__Some records__.
* * * *

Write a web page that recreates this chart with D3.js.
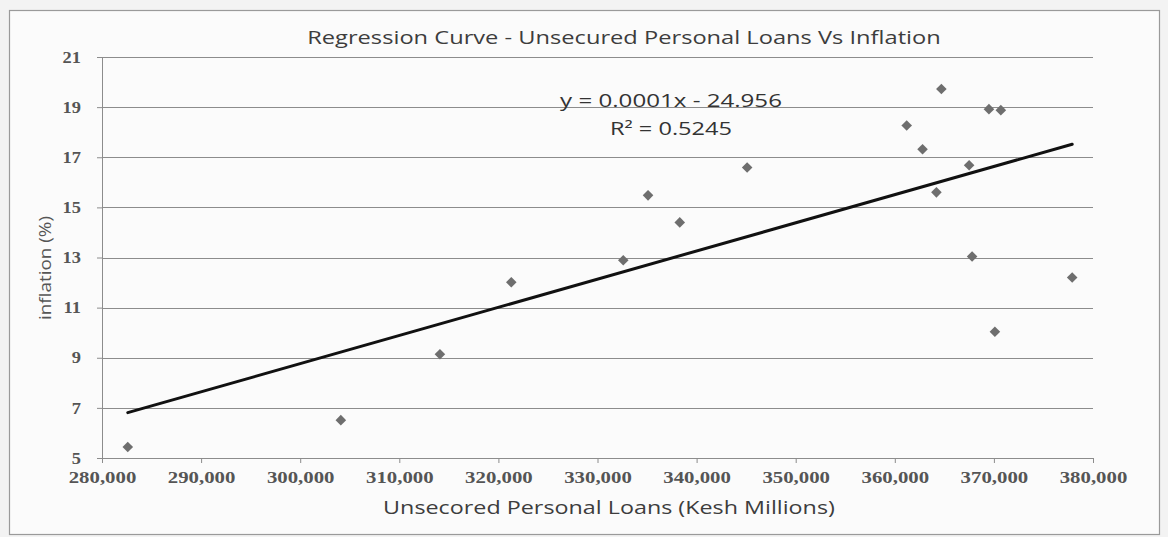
<!DOCTYPE html>
<html>
<head>
<meta charset="utf-8">
<script src="https://cdn.jsdelivr.net/npm/d3@7"></script>
<style>
  html, body { margin: 0; padding: 0; background: #f3f3f3; }
  svg { display: block; }
</style>
</head>
<body>
<svg id="chart" width="1168" height="537"></svg>
<script>
// Unsecured personal loans (Kesh millions) against inflation (%)
const loans = [282600, 304100, 314100, 321300, 332600, 335100, 338300, 345100,
               361200, 362800, 364200, 364700, 367500, 367800, 369500, 370100,
               370700, 377900];
const inflation = [5.44, 6.51, 9.14, 12.01, 12.89, 15.48, 14.40, 16.59,
                   18.27, 17.32, 15.60, 19.72, 16.68, 13.04, 18.92, 10.04,
                   18.88, 12.20];

// Linear trend line fitted to the points
const trendSlope = 0.0001124;
const trendIntercept = -24.956;
const rSquared = 0.5245;

const xTicks = [280000, 290000, 300000, 310000, 320000, 330000, 340000,
                350000, 360000, 370000, 380000];
const yTicks = [5, 7, 9, 11, 13, 15, 17, 19, 21];

const titleText = "Regression Curve - Unsecured Personal Loans Vs Inflation";
const xTitle = "Unsecored Personal Loans (Kesh Millions)";
const yTitle = "inflation (%)";

const svg = d3.select("#chart");
const sans = "'Open Sans', 'DejaVu Sans', sans-serif";
const serif = "'Liberation Serif', 'DejaVu Serif', serif";

// Stretch a text horizontally so it spans the given width, keeping its anchor point
function stretchTo(sel, width, cx, cy, rotate) {
  sel.attr("x", 0).attr("y", 0);
  const w = sel.node().getComputedTextLength();
  const k = width / w;
  sel.attr("transform",
    `translate(${cx},${cy})${rotate ? ` rotate(${rotate})` : ""} scale(${k},1)`);
  return sel;
}

// Chart frame
svg.append("rect")
  .attr("x", 9.5).attr("y", 10.5)
  .attr("width", 1150).attr("height", 524)
  .attr("fill", "#fbfbfb")
  .attr("stroke", "#9a9a9a").attr("stroke-width", 1.2);

const x = d3.scaleLinear().domain([280000, 380000]).range([102, 1093]);
const y = d3.scaleLinear().domain([5, 21]).range([458, 57]);

// Horizontal gridlines
svg.append("g")
  .selectAll("line")
  .data(yTicks.slice(1))
  .join("line")
  .attr("x1", x(280000)).attr("x2", x(380000))
  .attr("y1", d => Math.round(y(d)) + 0.5)
  .attr("y2", d => Math.round(y(d)) + 0.5)
  .attr("stroke", "#8c8c8c").attr("stroke-width", 1);

// Y axis
const yAxis = svg.append("g")
  .attr("transform", `translate(${x(280000)},0)`)
  .call(d3.axisLeft(y).tickValues(yTicks).tickSize(5).tickPadding(16)
        .tickFormat(d3.format("d")));
yAxis.select(".domain").attr("stroke", "#8c8c8c");
yAxis.selectAll(".tick line").attr("stroke", "#8c8c8c");
yAxis.selectAll("text")
  .attr("font-family", serif).attr("font-size", 16).attr("font-weight", "bold")
  .attr("fill", "#555")
  .attr("x", 0)
  .attr("transform", "translate(-21,0) scale(1.15,1)");

// X axis
const xAxis = svg.append("g")
  .attr("transform", `translate(0,${y(5)})`)
  .call(d3.axisBottom(x).tickValues(xTicks).tickSize(5).tickPadding(9)
        .tickFormat(d3.format(",")));
xAxis.select(".domain").attr("stroke", "#8c8c8c");
xAxis.selectAll(".tick line").attr("stroke", "#8c8c8c");
xAxis.selectAll("text")
  .attr("font-family", serif).attr("font-size", 16).attr("font-weight", "bold")
  .attr("fill", "#555")
  .attr("transform", "scale(1.3,1)");

// Trend line across the range of the data
const xMin = d3.min(loans), xMax = d3.max(loans);
const trend = d => trendSlope * d + trendIntercept;
svg.append("line")
  .attr("x1", x(xMin)).attr("y1", y(trend(xMin)))
  .attr("x2", x(xMax)).attr("y2", y(trend(xMax)))
  .attr("stroke", "#111").attr("stroke-width", 3)
  .attr("stroke-linecap", "round");

// Data points (diamonds)
const diamond = d3.symbol().type(d3.symbolSquare).size(56);
svg.append("g")
  .selectAll("path")
  .data(loans.map((v, i) => [v, inflation[i]]))
  .join("path")
  .attr("d", diamond)
  .attr("transform", d => `translate(${x(d[0])},${y(d[1])}) rotate(45)`)
  .attr("fill", "#6e6e6e");

// Title
stretchTo(svg.append("text")
  .attr("text-anchor", "middle")
  .attr("font-family", sans).attr("font-size", 17.5)
  .attr("fill", "#3d3d3d")
  .text(titleText), 634, 624, 44);

// Trend equation and R²
const fmtSlope = d3.format(".4f");
const eqText = `y = ${fmtSlope(trendSlope)}x - ${Math.abs(trendIntercept)}`;
stretchTo(svg.append("text")
  .attr("text-anchor", "middle")
  .attr("font-family", sans).attr("font-size", 17.5)
  .attr("fill", "#333")
  .text(eqText), 222, 671, 107);
stretchTo(svg.append("text")
  .attr("text-anchor", "middle")
  .attr("font-family", sans).attr("font-size", 17.5)
  .attr("fill", "#333")
  .text(`R² = ${rSquared}`), 122, 671, 135);

// Axis titles
stretchTo(svg.append("text")
  .attr("text-anchor", "middle")
  .attr("font-family", sans).attr("font-size", 17.5)
  .attr("fill", "#3d3d3d")
  .text(xTitle), 452, 609, 514);

stretchTo(svg.append("text")
  .attr("text-anchor", "middle")
  .attr("font-family", sans).attr("font-size", 16)
  .attr("fill", "#555")
  .text(yTitle), 104, 51, 268, -90);
</script>
</body>
</html>
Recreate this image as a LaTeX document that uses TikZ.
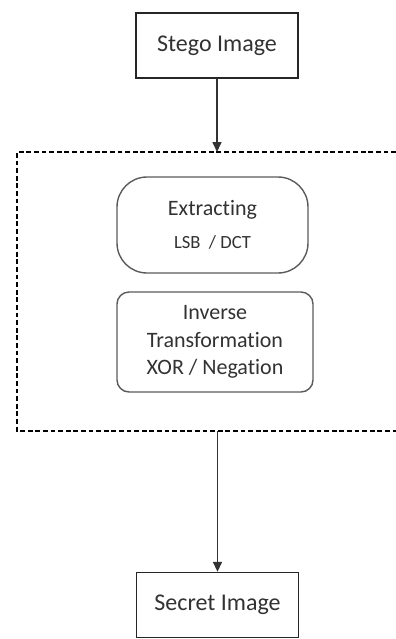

* * * *

__What to work on__. Copy out each record shown above without alteration, skipping any picture.

__Complete response__.
Write a web page that recreates this chart with D3.js.
<!DOCTYPE html>
<html>
<head>
<meta charset="utf-8">
<script src="https://cdn.jsdelivr.net/npm/d3@7"></script>
<style>
  html, body { margin: 0; padding: 0; background: #f3f3f3; }
  svg { display: block; }
</style>
</head>
<body>
<svg id="chart" width="1168" height="537"></svg>
<script>
// Unsecured personal loans (Kesh millions) against inflation (%)
const loans = [282600, 304100, 314100, 321300, 332600, 335100, 338300, 345100,
               361200, 362800, 364200, 364700, 367500, 367800, 369500, 370100,
               370700, 377900];
const inflation = [5.44, 6.51, 9.14, 12.01, 12.89, 15.48, 14.40, 16.59,
                   18.27, 17.32, 15.60, 19.72, 16.68, 13.04, 18.92, 10.04,
                   18.88, 12.20];

// Linear trend line fitted to the points
const trendSlope = 0.0001124;
const trendIntercept = -24.956;
const rSquared = 0.5245;

const xTicks = [280000, 290000, 300000, 310000, 320000, 330000, 340000,
                350000, 360000, 370000, 380000];
const yTicks = [5, 7, 9, 11, 13, 15, 17, 19, 21];

const titleText = "Regression Curve - Unsecured Personal Loans Vs Inflation";
const xTitle = "Unsecored Personal Loans (Kesh Millions)";
const yTitle = "inflation (%)";

const svg = d3.select("#chart");
const sans = "'Open Sans', 'DejaVu Sans', sans-serif";
const serif = "'Liberation Serif', 'DejaVu Serif', serif";

// Stretch a text horizontally so it spans the given width, keeping its anchor point
function stretchTo(sel, width, cx, cy, rotate) {
  sel.attr("x", 0).attr("y", 0);
  const w = sel.node().getComputedTextLength();
  const k = width / w;
  sel.attr("transform",
    `translate(${cx},${cy})${rotate ? ` rotate(${rotate})` : ""} scale(${k},1)`);
  return sel;
}

// Chart frame
svg.append("rect")
  .attr("x", 9.5).attr("y", 10.5)
  .attr("width", 1150).attr("height", 524)
  .attr("fill", "#fbfbfb")
  .attr("stroke", "#9a9a9a").attr("stroke-width", 1.2);

const x = d3.scaleLinear().domain([280000, 380000]).range([102, 1093]);
const y = d3.scaleLinear().domain([5, 21]).range([458, 57]);

// Horizontal gridlines
svg.append("g")
  .selectAll("line")
  .data(yTicks.slice(1))
  .join("line")
  .attr("x1", x(280000)).attr("x2", x(380000))
  .attr("y1", d => Math.round(y(d)) + 0.5)
  .attr("y2", d => Math.round(y(d)) + 0.5)
  .attr("stroke", "#8c8c8c").attr("stroke-width", 1);

// Y axis
const yAxis = svg.append("g")
  .attr("transform", `translate(${x(280000)},0)`)
  .call(d3.axisLeft(y).tickValues(yTicks).tickSize(5).tickPadding(16)
        .tickFormat(d3.format("d")));
yAxis.select(".domain").attr("stroke", "#8c8c8c");
yAxis.selectAll(".tick line").attr("stroke", "#8c8c8c");
yAxis.selectAll("text")
  .attr("font-family", serif).attr("font-size", 16).attr("font-weight", "bold")
  .attr("fill", "#555")
  .attr("x", 0)
  .attr("transform", "translate(-21,0) scale(1.15,1)");

// X axis
const xAxis = svg.append("g")
  .attr("transform", `translate(0,${y(5)})`)
  .call(d3.axisBottom(x).tickValues(xTicks).tickSize(5).tickPadding(9)
        .tickFormat(d3.format(",")));
xAxis.select(".domain").attr("stroke", "#8c8c8c");
xAxis.selectAll(".tick line").attr("stroke", "#8c8c8c");
xAxis.selectAll("text")
  .attr("font-family", serif).attr("font-size", 16).attr("font-weight", "bold")
  .attr("fill", "#555")
  .attr("transform", "scale(1.3,1)");

// Trend line across the range of the data
const xMin = d3.min(loans), xMax = d3.max(loans);
const trend = d => trendSlope * d + trendIntercept;
svg.append("line")
  .attr("x1", x(xMin)).attr("y1", y(trend(xMin)))
  .attr("x2", x(xMax)).attr("y2", y(trend(xMax)))
  .attr("stroke", "#111").attr("stroke-width", 3)
  .attr("stroke-linecap", "round");

// Data points (diamonds)
const diamond = d3.symbol().type(d3.symbolSquare).size(56);
svg.append("g")
  .selectAll("path")
  .data(loans.map((v, i) => [v, inflation[i]]))
  .join("path")
  .attr("d", diamond)
  .attr("transform", d => `translate(${x(d[0])},${y(d[1])}) rotate(45)`)
  .attr("fill", "#6e6e6e");

// Title
stretchTo(svg.append("text")
  .attr("text-anchor", "middle")
  .attr("font-family", sans).attr("font-size", 17.5)
  .attr("fill", "#3d3d3d")
  .text(titleText), 634, 624, 44);

// Trend equation and R²
const fmtSlope = d3.format(".4f");
const eqText = `y = ${fmtSlope(trendSlope)}x - ${Math.abs(trendIntercept)}`;
stretchTo(svg.append("text")
  .attr("text-anchor", "middle")
  .attr("font-family", sans).attr("font-size", 17.5)
  .attr("fill", "#333")
  .text(eqText), 222, 671, 107);
stretchTo(svg.append("text")
  .attr("text-anchor", "middle")
  .attr("font-family", sans).attr("font-size", 17.5)
  .attr("fill", "#333")
  .text(`R² = ${rSquared}`), 122, 671, 135);

// Axis titles
stretchTo(svg.append("text")
  .attr("text-anchor", "middle")
  .attr("font-family", sans).attr("font-size", 17.5)
  .attr("fill", "#3d3d3d")
  .text(xTitle), 452, 609, 514);

stretchTo(svg.append("text")
  .attr("text-anchor", "middle")
  .attr("font-family", sans).attr("font-size", 16)
  .attr("fill", "#555")
  .text(yTitle), 104, 51, 268, -90);
</script>
</body>
</html>
Recreate this image as a LaTeX document that uses TikZ.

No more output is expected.